Speaking at DC Fintech Week in Washington, Atkins admitted the U.S. is 'probably ten years behind' on crypto rules and promised a dramatic overhaul of how the Securities and Exchange Commission handles innovation.

'The crypto aspect is our job one,' he said, pledging to transform the SEC into what he half-jokingly called the 'Securities and Innovation Commission.'

Bringing Innovators Back Home

Atkins said the goal is to lure back blockchain pioneers who fled overseas because of confusing or hostile regulations. The SEC, he said, is now building a clear framework that protects investors while encouraging invention.

The agency plans to launch an 'innovation exemption' allowing startups to test blockchain projects under lighter rules before facing full compliance. The chair insisted the SEC already has legal authority to issue such exemptions and will start using it 'more boldly'.

'We can be forward-leaning in accommodating new ideas,' Atkins told delegates, adding that the move could restore America's leadership in digital finance.

The Push for Superapps

Atkins also spotlighted the global race to build 'superapps'—platforms combining payments, trading and shopping in a single interface. Asian tech giants like WeChat and Grab already dominate that market, but the U.S. has yet to produce its own version.

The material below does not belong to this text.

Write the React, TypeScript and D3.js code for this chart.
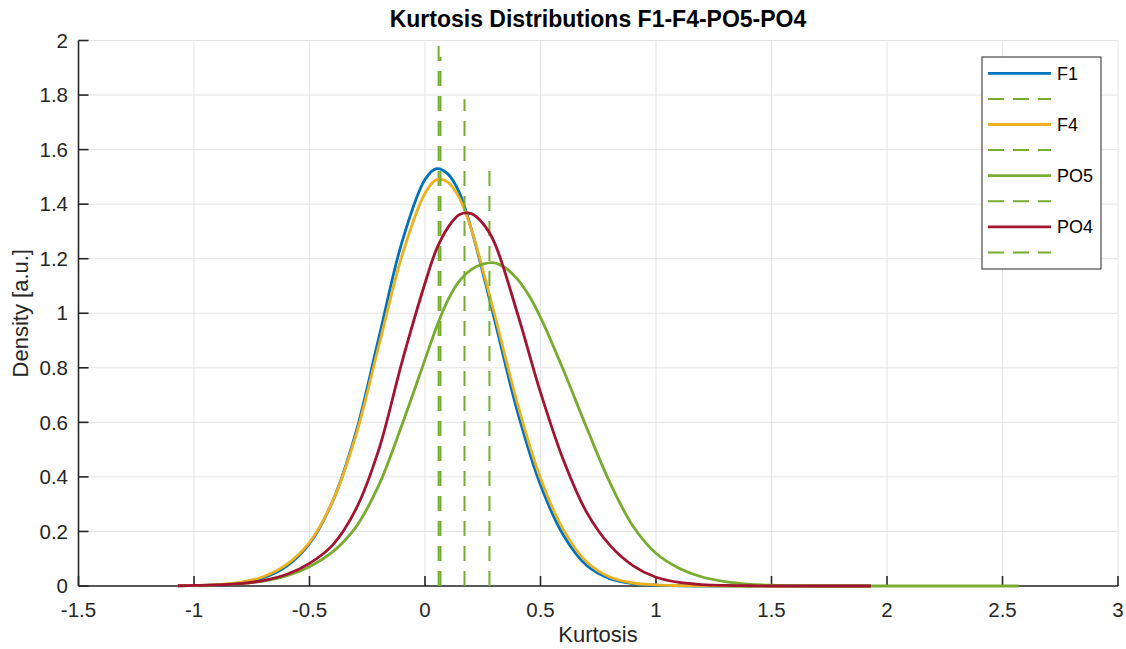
import React from "react";
import * as d3 from "d3";

const W = 1126;
const H = 649;

const xTicks = [-1.5, -1, -0.5, 0, 0.5, 1, 1.5, 2, 2.5, 3];
const yTicks = [0, 0.2, 0.4, 0.6, 0.8, 1, 1.2, 1.4, 1.6, 1.8, 2];

const seriesNames = ["F1", "F4", "PO5", "PO4"];
const seriesColors = ["#0072BD", "#EDB120", "#77AC30", "#A2142F"];

// kurtosis sample positions for F1, F4 and PO4
const gridA = [-1.07, -1.0, -0.9, -0.8, -0.7, -0.6, -0.5, -0.4, -0.3, -0.2, -0.1, 0, 0.05, 0.1, 0.15, 0.2, 0.25, 0.3, 0.4, 0.5, 0.6, 0.7, 0.8, 0.9, 1.0, 1.1, 1.2, 1.3, 1.4, 1.5, 1.6, 1.7, 1.8, 1.93];
const f1Density = [0.001, 0.002, 0.004, 0.011, 0.03, 0.072, 0.155, 0.31, 0.56, 0.91, 1.26, 1.49, 1.53, 1.51, 1.44, 1.31, 1.15, 0.98, 0.64, 0.37, 0.185, 0.075, 0.027, 0.009, 0.003, 0.001, 0, 0, 0, 0, 0, 0, 0, 0];
const f4Density = [0.001, 0.002, 0.005, 0.013, 0.034, 0.078, 0.16, 0.31, 0.55, 0.88, 1.21, 1.44, 1.49, 1.48, 1.42, 1.31, 1.16, 1.0, 0.67, 0.395, 0.205, 0.088, 0.033, 0.011, 0.004, 0.0015, 0.0005, 0, 0, 0, 0, 0, 0, 0];
const po4Density = [0.001, 0.002, 0.004, 0.009, 0.02, 0.042, 0.083, 0.15, 0.28, 0.5, 0.82, 1.11, 1.235, 1.315, 1.362, 1.365, 1.33, 1.26, 1.0, 0.71, 0.46, 0.27, 0.15, 0.075, 0.032, 0.013, 0.005, 0.002, 0.001, 0, 0, 0, 0, 0];

// kurtosis sample positions for PO5
const gridB = [-0.98, -0.9, -0.8, -0.7, -0.6, -0.5, -0.4, -0.3, -0.2, -0.1, 0, 0.05, 0.1, 0.15, 0.2, 0.25, 0.3, 0.35, 0.4, 0.45, 0.5, 0.6, 0.7, 0.8, 0.9, 1.0, 1.1, 1.2, 1.3, 1.4, 1.5, 1.6, 1.7, 1.9, 2.1, 2.3, 2.57];
const po5Density = [0.001, 0.004, 0.009, 0.018, 0.037, 0.071, 0.125, 0.215, 0.37, 0.59, 0.83, 0.95, 1.05, 1.12, 1.16, 1.18, 1.185, 1.165, 1.125, 1.065, 0.985, 0.79, 0.58, 0.38, 0.22, 0.12, 0.065, 0.033, 0.016, 0.007, 0.003, 0.001, 0, 0, 0, 0, 0];

// mean markers (dashed lines): position and height
const meanX = [0.059, 0.067, 0.279, 0.171];
const meanTop = [1.98, 1.94, 1.525, 1.785];

const FONT = "'Liberation Sans', Arial, Helvetica, sans-serif";
const AX = "#262626";

export default function App() {
  const x = d3.scaleLinear().domain([-1.5, 3]).range([78.5, 1118]);
  const y = d3.scaleLinear().domain([0, 2]).range([586, 40.5]);

  const line = d3
    .line<[number, number]>()
    .x((d) => x(d[0]))
    .y((d) => Math.min(y(0), y(d[1])))
    .curve(d3.curveCatmullRom.alpha(0.5));

  const curves: [number, number][][] = [
    gridA.map((g, i) => [g, f1Density[i]]),
    gridA.map((g, i) => [g, f4Density[i]]),
    gridB.map((g, i) => [g, po5Density[i]]),
    gridA.map((g, i) => [g, po4Density[i]]),
  ];

  const legendX = 982;
  const legendY = 57;
  const legendW = 119;
  const legendH = 212;
  const rowH = 25.6;

  return (
    <svg
      width={W}
      height={H}
      style={{ position: "absolute", left: 0, top: 0, background: "#fff" }}
      fontFamily={FONT}
    >
      <rect x={0} y={0} width={W} height={H} fill="#fff" />
      {/* grid */}
      {xTicks.map((t) => (
        <line key={"gx" + t} x1={x(t)} x2={x(t)} y1={y(0)} y2={y(2)} stroke="#e3e3e3" strokeWidth={1} />
      ))}
      {yTicks.map((t) => (
        <line key={"gy" + t} x1={x(-1.5)} x2={x(3)} y1={y(t)} y2={y(t)} stroke="#e3e3e3" strokeWidth={1} />
      ))}
      {/* axes */}
      <line x1={x(-1.5)} x2={x(3)} y1={y(0)} y2={y(0)} stroke={AX} strokeWidth={1.6} />
      <line x1={x(-1.5)} x2={x(-1.5)} y1={y(0)} y2={y(2)} stroke={AX} strokeWidth={1.6} />
      {xTicks.map((t) => (
        <g key={"tx" + t}>
          <line x1={x(t)} x2={x(t)} y1={y(0)} y2={y(0) - 10} stroke={AX} strokeWidth={1.6} />
          <text x={x(t)} y={617} textAnchor="middle" fontSize={20.5} fill={AX}>
            {t}
          </text>
        </g>
      ))}
      {yTicks.map((t) => (
        <g key={"ty" + t}>
          <line x1={x(-1.5)} x2={x(-1.5) + 10} y1={y(t)} y2={y(t)} stroke={AX} strokeWidth={1.6} />
          <text x={68} y={y(t)} dy="0.35em" textAnchor="end" fontSize={20.5} fill={AX}>
            {t}
          </text>
        </g>
      ))}
      {/* data */}
      {curves.map((c, i) => (
        <g key={"s" + i}>
          <path d={line(c) || ""} fill="none" stroke={seriesColors[i]} strokeWidth={2.8} strokeLinejoin="round" />
          <line
            x1={x(meanX[i])}
            x2={x(meanX[i])}
            y1={y(0)}
            y2={y(meanTop[i])}
            stroke="#77AC30"
            strokeWidth={2}
            strokeDasharray="15,10"
          />
        </g>
      ))}
      {/* labels */}
      <text x={598} y={642} textAnchor="middle" fontSize={22} fill={AX}>
        Kurtosis
      </text>
      <text
        transform={`translate(28,${(y(0) + y(2)) / 2}) rotate(-90)`}
        textAnchor="middle"
        fontSize={22}
        fill={AX}
      >
        Density [a.u.]
      </text>
      <text x={598} y={27} textAnchor="middle" fontSize={23} fontWeight="bold" fill="#000">
        Kurtosis Distributions F1-F4-PO5-PO4
      </text>
      {/* legend */}
      <rect x={legendX} y={legendY} width={legendW} height={legendH} fill="#fff" stroke={AX} strokeWidth={1} />
      {seriesNames.map((n, i) => {
        const y1 = legendY + 16.3 + rowH * (2 * i);
        const y2 = y1 + rowH;
        return (
          <g key={"lg" + n}>
            <line x1={988} x2={1051} y1={y1} y2={y1} stroke={seriesColors[i]} strokeWidth={2.8} />
            <text x={1057} y={y1} dy="0.35em" fontSize={18} fill="#000">
              {n}
            </text>
            <line x1={988} x2={1051} y1={y2} y2={y2} stroke="#77AC30" strokeWidth={2} strokeDasharray="16,9" />
          </g>
        );
      })}
    </svg>
  );
}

He argued that tighter coordination between U.S. regulators could change that. 'Thinking about regulatory coordination as an app in itself is clever,' he said. The SEC is now working with the Commodity Futures Trading Commission (CFTC) and the Treasury Department to align policies and cut red tape.

Atkins cited progress in Congress, including the GENIUS Act, which formally recognises stablecoins as legitimate financial instruments. Clearer, unified regulation, he said, would boost both business innovation and investor confidence.

Updating Outdated Rules

Much of the challenge, Atkins admitted, lies in the age of the U.S. securities laws—the 1933 Securities Act and 1934 Exchange Act—written long before digital assets existed.

At the heart of the debate is the 1946 Howey Test, which defines what counts as a security. While suitable for traditional stocks and bonds, critics say it no longer fits decentralised blockchain tokens.

'Tokenisation isn't about having thousands of coins,' Atkins explained. 'It's about putting real-world assets on-chain. That's where the real potential lies.'

He called tokenisation a game-changer that could reshape everything from property to capital markets, but only if regulators update their thinking to match 21st-century technology.

Rebuilding Trust with Crypto Firms

Atkins' remarks mark a notable shift for a regulator long accused of stifling innovation. After years of lawsuits against crypto giants like Ripple and Coinbase, the SEC now appears ready to reset relations with the industry.

The proposed innovation exemption could become the first step towards a balanced model—encouraging experimentation without sacrificing investor protection.

'For too long, innovators have gone to Europe and Asia to find clarity,' Atkins said. 'It's time they came home.'

The crypto world is watching closely. If the SEC delivers on its promise, analysts say, the U.S. could reclaim its place at the forefront of blockchain innovation and help shape the next era of global finance.